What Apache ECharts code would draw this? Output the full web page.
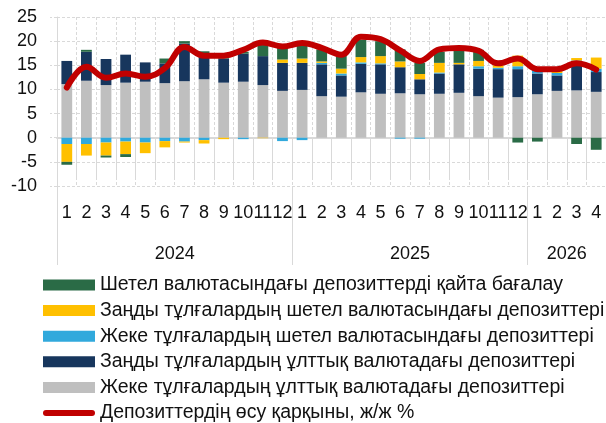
<!DOCTYPE html>
<html>
<head>
<meta charset="utf-8">
<script src="https://cdn.jsdelivr.net/npm/echarts@6/dist/echarts.min.js"></script>
<style>
html,body{margin:0;padding:0;background:#fff;}
#chart{width:606px;height:423px;}
</style>
</head>
<body>
<div id="chart"></div>
<script>
// Categories
var months = ['1','2','3','4','5','6','7','8','9','10','11','12',
              '1','2','3','4','5','6','7','8','9','10','11','12',
              '1','2','3','4'];
var years = ['2024','2024','2024','2024','2024','2024','2024','2024','2024','2024','2024','2024',
             '2025','2025','2025','2025','2025','2025','2025','2025','2025','2025','2025','2025',
             '2026','2026','2026','2026'];
var yTicks = [-10, -5, 0, 5, 10, 15, 20, 25];

// Series names
var nameGreen = 'Шетел валютасындағы депозиттерді қайта бағалау';
var nameYellow = 'Заңды тұлғалардың шетел валютасындағы депозиттері';
var nameBlue = 'Жеке тұлғалардың шетел валютасындағы депозиттері';
var nameNavy = 'Заңды тұлғалардың ұлттық валютадағы депозиттері';
var nameGrey = 'Жеке тұлғалардың ұлттық валютадағы депозиттері';
var nameLine = 'Депозиттердің өсу қарқыны, ж/ж %';

// Values (pp / %)
var greyVals = [11.1, 11.8, 10.9, 11.4, 11.6, 11.3, 11.7, 12.1, 11.4, 11.6, 10.9, 9.7,
                9.9, 8.6, 8.5, 9.4, 9.1, 9.2, 9.0, 9.1, 9.3, 8.6, 8.3, 8.4,
                9.0, 9.7, 9.8, 9.5];
var navyVals = [4.8, 6.0, 5.4, 5.8, 4.0, 4.1, 7.8, 5.2, 5.0, 5.8, 6.0, 5.8,
                5.6, 6.6, 4.4, 5.9, 6.1, 5.4, 3.1, 4.2, 5.9, 5.7, 5.9, 5.8,
                4.3, 3.2, 6.1, 4.1];
var blueVals = [-1.3, -1.3, -1.0, -0.8, -1.0, -0.7, -0.8, -0.5, 0, -0.3, 0, -0.7,
                -0.5, 0.3, 0.4, 0.3, 0.2, -0.2, -0.2, 0.2, 0, 0.5, 0.3, 0.6,
                0.7, 0.5, 0.1, 0.7];
var yellowVals = [-3.7, -2.4, -2.7, -2.6, -2.2, -1.3, -0.2, -0.7, -0.3, 0, -0.1, 0.7,
                  0.9, 0.3, 1.0, 1.1, 1.5, 1.2, 1.1, 2.0, 0.3, 1.1, 0.5, 2.2,
                  0.5, 0.4, 0.5, 2.3];
var greenVals = [-0.6, 0.4, -0.4, -0.6, 0, 1.0, 0.5, 0.6, 0.3, 0.4, 2.4, 2.4,
                 2.8, 2.5, 2.8, 3.6, 3.1, 2.5, 2.3, 2.3, 2.6, 2.3, 0, -1.0,
                 -0.8, 0, -1.3, -2.5];
var growthVals = [10.4, 14.7, 12.4, 13.3, 12.6, 14.4, 18.8, 17.0, 17.0, 18.2, 19.7, 18.9,
                  19.6, 18.6, 17.2, 20.9, 20.4, 18.1, 15.9, 18.3, 18.6, 18.0, 15.4, 16.4,
                  14.2, 14.2, 15.4, 14.1];

var FONT = 'Liberation Sans';
var gridColor = '#D9D9D9';
var lineIcon = 'path://M3,0 L49,0 A3,3 0 0 1 49,6 L3,6 A3,3 0 0 1 3,0 Z';

var chart = echarts.init(document.getElementById('chart'), null, {renderer: 'canvas'});

function barSeries(name, vals, color) {
  return {
    name: name, type: 'bar', stack: 'total', data: vals,
    barWidth: '55%', xAxisIndex: 0, yAxisIndex: 0,
    itemStyle: {color: color},
    emphasis: {disabled: true}
  };
}

var option = {
  animation: false,
  backgroundColor: '#ffffff',
  textStyle: {fontFamily: FONT},
  grid: {left: 57, top: 17, width: 553, height: 169, containLabel: false},
  legend: {
    orient: 'vertical', left: 43, top: 275, height: 170, padding: 0,
    itemWidth: 52, itemHeight: 11, itemGap: 5.6,
    selectedMode: false,
    textStyle: {fontFamily: FONT, fontSize: 19.5, color: '#111', lineHeight: 20},
    data: [
      {name: nameGreen, icon: 'rect'},
      {name: nameYellow, icon: 'rect'},
      {name: nameBlue, icon: 'rect'},
      {name: nameNavy, icon: 'rect'},
      {name: nameGrey, icon: 'rect'},
      {name: nameLine, icon: lineIcon, itemStyle: {color: '#C00000'}}
    ]
  },
  xAxis: [
    {
      type: 'category', data: months, position: 'bottom', boundaryGap: true,
      axisLine: {show: false},
      axisTick: {show: true, interval: 0, length: 41, lineStyle: {color: gridColor, width: 1}},
      axisLabel: {interval: 0, margin: 18, fontFamily: FONT, fontSize: 18, color: '#111', hideOverlap: false},
      splitLine: {show: true, interval: 0, lineStyle: {color: gridColor, type: [3, 2], width: 1}}
    },
    {
      type: 'category', data: years, position: 'bottom', boundaryGap: true,
      axisLine: {show: false},
      axisTick: {show: true, length: 79, interval: function (i) { return i % 12 === 0; },
                 lineStyle: {color: gridColor, width: 1}},
      axisLabel: {
        margin: 59, fontFamily: FONT, fontSize: 18, color: '#111',
        interval: function (i) { return i === 5 || i === 17 || i === 25; },
        padding: [0, 0, 0, 19.76]
      },
      splitLine: {show: false}
    },
    {
      type: 'category', data: months, position: 'bottom', boundaryGap: true,
      axisLine: {show: true, onZero: true, onZeroAxisIndex: 0, lineStyle: {color: gridColor, width: 2}},
      axisTick: {show: false}, axisLabel: {show: false}, splitLine: {show: false}
    }
  ],
  yAxis: {
    type: 'value', min: yTicks[0], max: yTicks[yTicks.length - 1], interval: 5,
    axisLine: {show: true, lineStyle: {color: gridColor, width: 1}},
    axisTick: {show: true, length: 7, lineStyle: {color: gridColor, type: [3, 2]}},
    axisLabel: {margin: 20, fontFamily: FONT, fontSize: 18, color: '#111'},
    splitLine: {show: true, lineStyle: {color: gridColor, type: [3, 2], width: 1}}
  },
  series: [
    barSeries(nameGrey, greyVals, '#BFBFBF'),
    barSeries(nameNavy, navyVals, '#17365D'),
    barSeries(nameBlue, blueVals, '#31A9DC'),
    barSeries(nameYellow, yellowVals, '#FFC000'),
    barSeries(nameGreen, greenVals, '#2A6B46'),
    {
      name: nameLine, type: 'line', data: growthVals, smooth: 0.4,
      symbol: 'none', showSymbol: false, z: 10,
      lineStyle: {color: '#C00000', width: 6, cap: 'round', join: 'round'},
      itemStyle: {color: '#C00000'},
      emphasis: {disabled: true}
    }
  ]
};
chart.setOption(option);
</script>
</body>
</html>
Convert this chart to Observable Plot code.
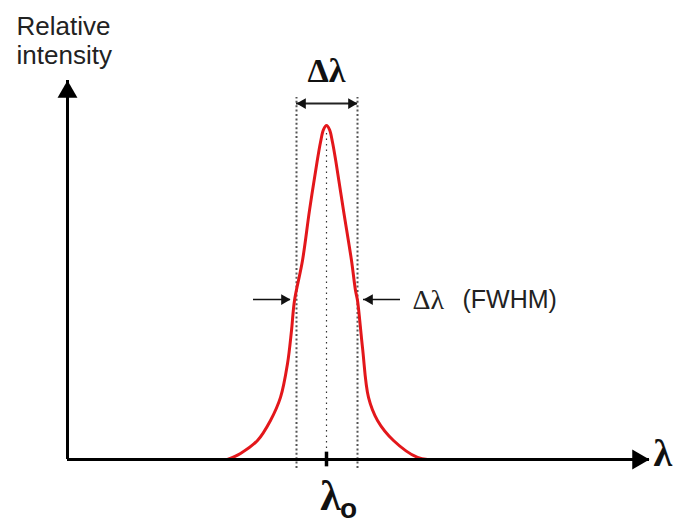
<!DOCTYPE html>
<html><head><meta charset="utf-8">
<script src="https://cdn.jsdelivr.net/npm/d3@7"></script>
<script src="https://cdn.jsdelivr.net/npm/@observablehq/plot@0.6"></script>
<style>body{margin:0;background:#fff} svg{display:block}</style>
</head><body><div id="chart"></div>
<script>
// wavelength offset from the centre wavelength (arbitrary units) and relative intensity
const offsets   = [-9.9, -8.6, -6.9, -5.6, -4.6, -3.9, -3.5, -3.2, -2.4, -1.7, -0.95, -0.6, -0.3, 0, 0.3, 0.6, 0.95, 1.7, 2.5, 2.9, 3.1, 3.6, 4.2, 5.1, 6.7, 9.1, 10.1];
const intensity = [0, 0.018, 0.057, 0.117, 0.186, 0.287, 0.386, 0.476, 0.596, 0.746, 0.89, 0.95, 0.988, 1, 0.988, 0.95, 0.89, 0.746, 0.596, 0.506, 0.476, 0.335, 0.186, 0.117, 0.057, 0.006, 0];
const fwhmEdges = [-3.0, 3.1];     // half-maximum crossing points
const centre = [0];                // lambda_0
const xDomain = [-25.9, 32.3];
const yDomain = [0, 1.135];
const fwhmLevel = 0.479;           // level of the FWHM pointer arrows
const topArrowLevel = 1.066;       // level of the top Δλ arrow
const dottedTop = 1.084, dottedBottom = -0.027;
const leftPointer = [-7.3, -3.6], rightPointer = [7.4, 3.7];

const curve = offsets.map((x, i) => ({x, y: intensity[i]}));

const serif = "Liberation Serif, DejaVu Serif, serif";
const sans = "Liberation Sans, Arial, sans-serif";

const chart = Plot.plot({
  width: 684, height: 524,
  marginLeft: 67, marginRight: 35, marginTop: 80, marginBottom: 65,
  x: {domain: xDomain, axis: null},
  y: {domain: yDomain, axis: null},
  style: {background: "#fff"},
  marks: [
    // dotted guide lines
    Plot.ruleX(fwhmEdges, {y1: dottedBottom, y2: dottedTop, stroke: "#555", strokeWidth: 2, strokeDasharray: "2,2.4"}),
    Plot.ruleX(centre, {y1: 0, y2: 0.985, stroke: "#333", strokeWidth: 1.2, strokeDasharray: "1.5,4"}),
    // spectral line
    Plot.line(curve, {x: "x", y: "y", stroke: "#e3171b", strokeWidth: 3, curve: "catmull-rom"}),
    // axes
    Plot.ruleX([xDomain[0]], {stroke: "#000", strokeWidth: 3}),
    Plot.ruleY([0], {stroke: "#000", strokeWidth: 3}),
    Plot.dot([{x: xDomain[0], y: yDomain[1]}], {x: "x", y: "y", symbol: "triangle", r: 7.4, fill: "#000", stroke: "none", dy: 11.5}),
    Plot.dot([{x: xDomain[1], y: 0}], {x: "x", y: "y", symbol: "triangle", r: 7.4, fill: "#000", stroke: "none", rotate: 90, dx: -11.5}),
    // centre tick
    Plot.ruleX(centre, {y1: -0.022, y2: 0.022, stroke: "#000", strokeWidth: 3.5}),
    // top Δλ double arrow
    Plot.ruleY([topArrowLevel], {x1: fwhmEdges[0], x2: fwhmEdges[1], stroke: "#222", strokeWidth: 2}),
    Plot.dot([{x: fwhmEdges[0], y: topArrowLevel}], {x: "x", y: "y", symbol: "triangle", r: 4, fill: "#111", stroke: "none", rotate: -90, dx: 6.2}),
    Plot.dot([{x: fwhmEdges[1], y: topArrowLevel}], {x: "x", y: "y", symbol: "triangle", r: 4, fill: "#111", stroke: "none", rotate: 90, dx: -6.2}),
    // FWHM pointers
    Plot.ruleY([fwhmLevel], {x1: leftPointer[0], x2: leftPointer[1], stroke: "#111", strokeWidth: 1.5}),
    Plot.ruleY([fwhmLevel], {x1: rightPointer[0], x2: rightPointer[1], stroke: "#111", strokeWidth: 1.5}),
    Plot.dot([{x: leftPointer[1], y: fwhmLevel}], {x: "x", y: "y", symbol: "triangle", r: 4, fill: "#111", stroke: "none", rotate: 90, dx: -6.2}),
    Plot.dot([{x: rightPointer[1], y: fwhmLevel}], {x: "x", y: "y", symbol: "triangle", r: 4, fill: "#111", stroke: "none", rotate: -90, dx: 6.2}),
    // texts
    Plot.text(["Relative\nintensity"], {x: xDomain[0], y: yDomain[1], text: d => d, textAnchor: "start", lineAnchor: "top", lineHeight: 1.08, dx: -51, dy: -65, fontSize: 26, fontFamily: sans, fill: "#222"}),
    Plot.text(["Δλ"], {x: 0, y: yDomain[1], text: d => d, dy: -9, fontSize: 34, fontWeight: "bold", fontFamily: serif, fill: "#111"}),
    Plot.text(["Δλ"], {x: rightPointer[0], y: fwhmLevel, text: d => d, textAnchor: "start", dx: 12, fontSize: 28, fontFamily: serif, fill: "#222"}),
    Plot.text(["(FWHM)"], {x: rightPointer[0], y: fwhmLevel, text: d => d, textAnchor: "start", dx: 62, fontSize: 25, fontFamily: sans, fill: "#222"}),
    Plot.text(["λ"], {x: xDomain[1], y: 0, text: d => d, textAnchor: "start", dx: 4, dy: -6, fontSize: 38, fontWeight: "bold", fontFamily: serif, fill: "#111"}),
    Plot.text(["λ"], {x: 0, y: 0, text: d => d, dx: 4, dy: 37, fontSize: 42, fontWeight: "bold", fontFamily: serif, fill: "#111"}),
    Plot.text(["o"], {x: 0, y: 0, text: d => d, dx: 22, dy: 50, fontSize: 28, fontFamily: sans, fontWeight: "bold", fill: "#111"})
  ]
});
document.getElementById("chart").append(chart);
</script></body></html>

****************

JOB: Copy out the lines that hold "code".

CORRECT RESPONSE:
What Apache ECharts code would draw this? Output the full web page.
Convert this chart to Observable Plot code.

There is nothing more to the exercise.